Each extra economic entity, involved into the legal money turnover, will inevitably become one more taxpayer. Making out invoices and recording incomes in their entirety as received (otherwise, the very first inspection will expose this misdeed in no time) will force the company to pay VAT from each legal bargain, and mind that this tax has a doubled “weight factor” in the budget as opposed to the profit tax. All the participants of legal deals will have to pay small, yet fair tax to the budget.
This decision has one more important feature. Imagine living in a house and driving a car that belong to your company. Every single thing in the house is not yours either. You will protect this company better than the apple of your eye. A thought of causing troubles with tax inspection (setting it up, using the neo-Russian term) or not fulfilling contract obligations will never occur to you. Life without a roof over your head, a car and everything else makes a gloomy prospect. In Europe businessmen ask for invoices, while fueling their cars up, purchasing equipment and even office accessories. Their business card will surely contain the taxpayer’s identification number and all the appropriate company details for making out the invoice, which is why any tax check will easily find the off-hand cash.
Without doubt, if we imagine just for a second that these steps are taken, it would help to bring the major part of Russian economics out of shadow and draw the era state governed by rule of law closer.
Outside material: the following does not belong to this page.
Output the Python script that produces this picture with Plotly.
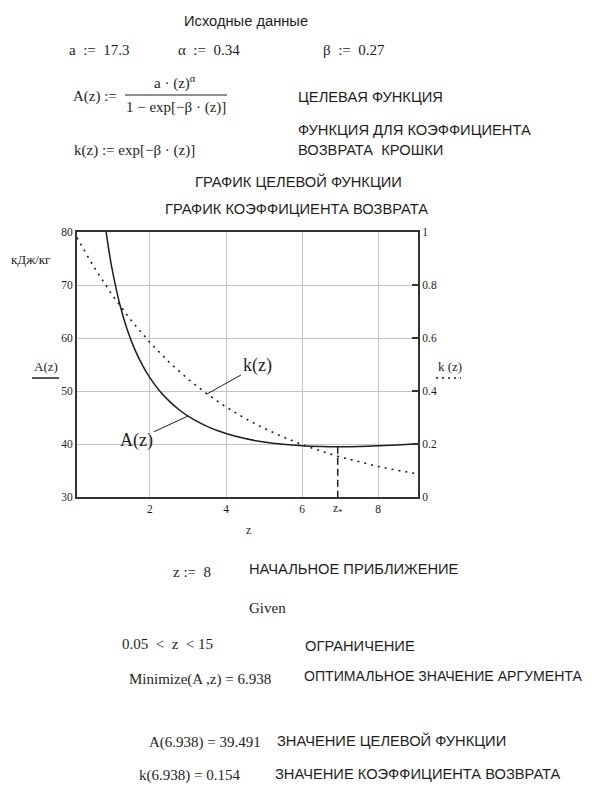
import plotly.graph_objects as go

# ---------------- data ----------------
a_param, alpha_param, beta_param = 17.3, 0.34, 0.27

z_A = [0.8, 0.9, 1.0, 1.2, 1.4, 1.6, 1.8, 2.0, 2.25, 2.5, 2.75, 3.0, 3.5, 4.0,
       4.5, 5.0, 5.5, 6.0, 6.5, 7.0, 7.5, 8.0, 8.5, 9.05]
A_vals = [82.53, 77.38, 73.12, 66.52, 61.62, 57.86, 54.89, 52.48, 50.06, 48.13,
          46.56, 45.28, 43.33, 41.97, 41.02, 40.36, 39.93, 39.66, 39.53, 39.49,
          39.54, 39.66, 39.83, 40.06]

z_k = [0.08, 0.5, 1.0, 1.5, 2.0, 2.5, 3.0, 3.5, 4.0, 4.5, 5.0, 5.5, 6.0, 6.5,
       7.0, 7.5, 8.0, 8.5, 9.05]
k_vals = [0.979, 0.8737, 0.7634, 0.6670, 0.5827, 0.5092, 0.4449, 0.3887, 0.3396,
          0.2967, 0.2592, 0.2265, 0.1979, 0.1729, 0.1511, 0.1320, 0.1153, 0.1008,
          0.0869]

z_opt, A_opt, k_opt = 6.938, 39.491, 0.154
z_start = 8

x_ticks = [2, 4, 6, 8]
yl_ticks = [30, 40, 50, 60, 70, 80]
yr_ticks = [0, 0.2, 0.4, 0.6, 0.8, 1]

# ---------------- layout helpers ----------------
OFF = 8                      # default page body margin
PAGE_W, PAGE_H = 596, 785
W, H = PAGE_W - OFF, PAGE_H - OFF
L, R, T, B = 77, 418, 232, 497   # plot frame in page pixels


def P(px, py):
    return (px - L) / (R - L), (B - py) / (B - T)


SANS = "Liberation Sans"
SERIF = "Liberation Serif"
INK = "#1e1e1e"
SS = 14.7   # sans comment size
MS = 15     # math (serif) size

fig = go.Figure()

fig.add_trace(go.Scatter(x=z_A, y=A_vals, mode="lines", line=dict(color=INK, width=1.5, shape="spline"),
                         yaxis="y", showlegend=False, hoverinfo="skip"))
fig.add_trace(go.Scatter(x=z_k, y=k_vals, mode="lines", line=dict(color=INK, width=1.6, dash="2px,5px"),
                         yaxis="y2", showlegend=False, hoverinfo="skip"))
fig.add_trace(go.Scatter(x=[z_opt, z_opt], y=[A_opt, yl_ticks[0]], mode="lines",
                         line=dict(color=INK, width=1.5, dash="7px,4px"),
                         yaxis="y", showlegend=False, hoverinfo="skip"))

ann = []


def text(px, py, s, size=SS, font=SANS, anchor="left", color=INK):
    x, y = P(px, py)
    ann.append(dict(x=x, y=y, xref="paper", yref="paper", text=s, showarrow=False,
                    xanchor=anchor, yanchor="middle", borderpad=0,
                    font=dict(family=font, size=size, color=color)))


SP = "&nbsp;"
# header block
text(183, 21, "Исходные данные")
text(68, 50, f"a{SP*2}:={SP*2}{a_param}", MS, SERIF)
text(177, 50, f"α{SP*2}:={SP*2}{alpha_param}", MS, SERIF)
text(322, 50, f"β{SP*2}:={SP*2}{beta_param}", MS, SERIF)
text(72, 97, f"A(z){SP}:=", MS, SERIF)
text(175, 83, "a · (z)<sup>α</sup>", MS, SERIF, anchor="center")
text(176, 107, "1 − exp[−β · (z)]", MS, SERIF, anchor="center")
text(297, 97, "ЦЕЛЕВАЯ ФУНКЦИЯ")
text(297, 130, "ФУНКЦИЯ ДЛЯ КОЭФФИЦИЕНТА")
text(297, 150, "ВОЗВРАТА  КРОШКИ")
text(73, 150, f"k(z){SP}:={SP}exp[−β · (z)]", MS, SERIF)

text(298, 181, "ГРАФИК ЦЕЛЕВОЙ ФУНКЦИИ", anchor="center")
text(296, 209, "ГРАФИК КОЭФФИЦИЕНТА ВОЗВРАТА", anchor="center")

# axis titles
text(30, 259, "кДж/кг", 13, SERIF, anchor="center")
text(46, 366, "A(z)", 13, SERIF, anchor="center")
text(450, 366, "k (z)", 13, SERIF, anchor="center")
text(248, 530, "z", 12, SERIF, anchor="center")
ann.append(dict(x=z_opt, y=P(0, 509)[1], xref="x", yref="paper", text="z<sub>*</sub>", showarrow=False,
                xanchor="center", yanchor="middle", font=dict(family=SERIF, size=12, color=INK)))

# bottom block
text(172, 572, f"z{SP}:={SP*2}{z_start}", MS, SERIF)
text(248, 569, "НАЧАЛЬНОЕ ПРИБЛИЖЕНИЕ")
text(248, 608, "Given", MS, SERIF)
text(121, 644, f"0.05{SP*2}&lt;{SP*2}z{SP*2}&lt;{SP}15", MS, SERIF)
text(304, 646, "ОГРАНИЧЕНИЕ")
text(128, 679, f"Minimize(A ,z){SP}={SP}{z_opt}", MS, SERIF)
text(303, 676, "ОПТИМАЛЬНОЕ ЗНАЧЕНИЕ АРГУМЕНТА", 14.1)
text(148, 742, f"A({z_opt}){SP}={SP}{A_opt}", MS, SERIF)
text(276, 740, "ЗНАЧЕНИЕ ЦЕЛЕВОЙ ФУНКЦИИ")
text(138, 775, f"k({z_opt}){SP}={SP}{k_opt}", MS, SERIF)
text(274, 774, "ЗНАЧЕНИЕ КОЭФФИЦИЕНТА ВОЗВРАТА")

# trace labels with leader lines
ik = z_k.index(3.5)
ann.append(dict(x=z_k[ik], y=k_vals[ik], xref="x", yref="y2", text="k(z)", showarrow=True,
                arrowhead=0, arrowwidth=1, arrowcolor=INK, ax=50, ay=-28,
                font=dict(family=SERIF, size=18, color=INK)))
iA = z_A.index(3.0)
ann.append(dict(x=z_A[iA], y=A_vals[iA], xref="x", yref="y", text="A(z)", showarrow=True,
                arrowhead=0, arrowwidth=1, arrowcolor=INK, ax=-52, ay=24,
                font=dict(family=SERIF, size=18, color=INK)))

shapes = []
# fraction bar
x0, y0 = P(125, 95)
x1, _ = P(227, 95)
shapes.append(dict(type="line", xref="paper", yref="paper", x0=x0, x1=x1, y0=y0, y1=y0,
                   line=dict(color=INK, width=1)))
# legend-style underlines for axis titles
x0, y0 = P(32, 378)
x1, _ = P(59, 378)
shapes.append(dict(type="line", xref="paper", yref="paper", x0=x0, x1=x1, y0=y0, y1=y0,
                   line=dict(color=INK, width=1.5)))
x0, y0 = P(436, 378)
x1, _ = P(461, 378)
shapes.append(dict(type="line", xref="paper", yref="paper", x0=x0, x1=x1, y0=y0, y1=y0,
                   line=dict(color=INK, width=1.5, dash="2px,4px")))
# white box behind the A(z) label (hides grid lines)
x0, y0 = P(107, 463)
x1, y1 = P(178, 429)
shapes.append(dict(type="rect", xref="paper", yref="paper", x0=x0, x1=x1, y0=y0, y1=y1,
                   fillcolor="white", line=dict(width=0), layer="between"))

tickfont = dict(family=SERIF, size=11.5, color=INK)
fig.update_layout(
    width=W, height=H, autosize=False,
    margin=dict(l=L - OFF, r=W - (R - OFF), t=T - OFF, b=H - (B - OFF), pad=0),
    paper_bgcolor="white", plot_bgcolor="white",
    showlegend=False,
    annotations=ann, shapes=shapes,
    xaxis=dict(range=[0.08, 9.05], tickvals=x_ticks, ticks="", showgrid=True,
               gridcolor="#c4c4c4", gridwidth=1, zeroline=False,
               showline=True, mirror=True, linecolor="#333", linewidth=2,
               tickfont=tickfont),
    yaxis=dict(range=[30, 80], tickvals=yl_ticks, ticks="", showgrid=True,
               gridcolor="#c4c4c4", gridwidth=1, zeroline=False,
               showline=True, mirror=True, linecolor="#333", linewidth=2,
               tickfont=tickfont),
    yaxis2=dict(range=[0, 1], tickvals=yr_ticks, overlaying="y", side="right",
                ticks="inside", ticklen=6, tickwidth=2, tickcolor="#333",
                showgrid=False, zeroline=False, showline=True, linecolor="#333", linewidth=2,
                tickfont=tickfont),
)

fig.write_html("out.html")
The permission to list all expenditures as prime cannot be applied to all the sectors of economy though. Large businesses might do without it, since it is the small and average businesses that have to hide their revenues. Yet another important aspect of the proposed innovation is the reduction of the amount of non-recorded cash, which indeed is the nutrient environment for corruption.
Forestalling the objections that it would decrease the profit tax, I would like to denote that it is not a major budget-forming element at all. In 2010 the collected profit tax for Russia in general made up merely 255 billion rubles or 3.07% of all the gathered taxes. Given the effect of inevitable increase of legal accounting, once the proposed model is adopted, these losses will be partially compensated with VAT and other taxes, paid by companies involved into the legal money turnover. As for the legalization of economic life and the decline of corruption — well, those are utterly priceless.
And if we add the released creative capacity of the creative class — which would be free to upgrade the country, instead of dedicating its talents to “creative accounting” — the entire thing is surely worth trying.